I didn’t have a cake for my birthday, but I never really liked them. I indulged in a new magazine subscription because, to me, I see it as the gift that keeps on giving. My mom called me, followed by my father, and they both sent me my birthday wishes, asking when I was going to visit next. I’ve always cried on my birthdays, most of the time happy tears, but this year was the first time I felt like I was mourning a certain chapter of my life — the chapter where I was able to be careless and spontaneous without regard or regret. I now embark and embrace the season where intention and thoughtfulness soothe me, and it is something I cling onto.
For all my life thus far, I thought to myself that my mother and I’s resemblance was mainly physical, but I now see myself in her the more I learn about myself every day.
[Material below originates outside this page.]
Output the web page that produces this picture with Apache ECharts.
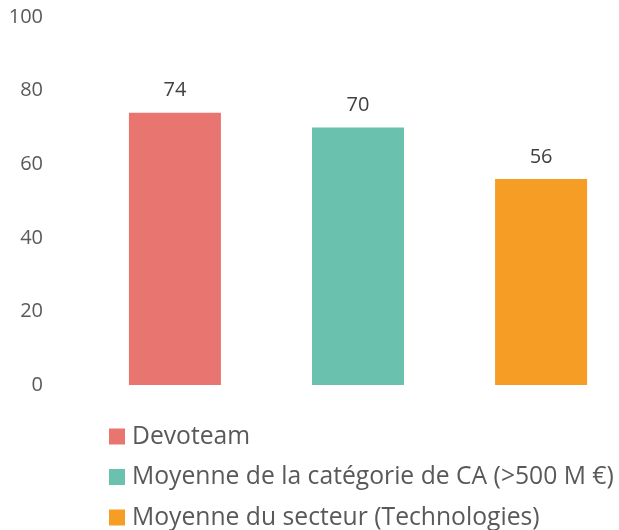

I value routine and communication, I don’t like being late for things, I always carry an extra hair clip in my purse because you’ll never know when you’ll break one. She instilled things in me that I didn’t even notice were hers, like organizing the shopping cart so the grocery bagging is more efficient, curling your eyelashes with a spoon, and never setting your purse on the ground.
Growing up is embracing the changes in your life and accepting that life as you once knew it is gone. I know it won’t be easy and that I cannot resist this change, but because of that, I enter this new period in my life with even more curiosity than before. I want to dive deeper into myself, for myself. The seeds were sown, the season of tending and cultivation has ended, and now I enter the season of harvesting.
Going onward in my twenties, more changes are promised, and now I can finally say that I am looking forward to facing them.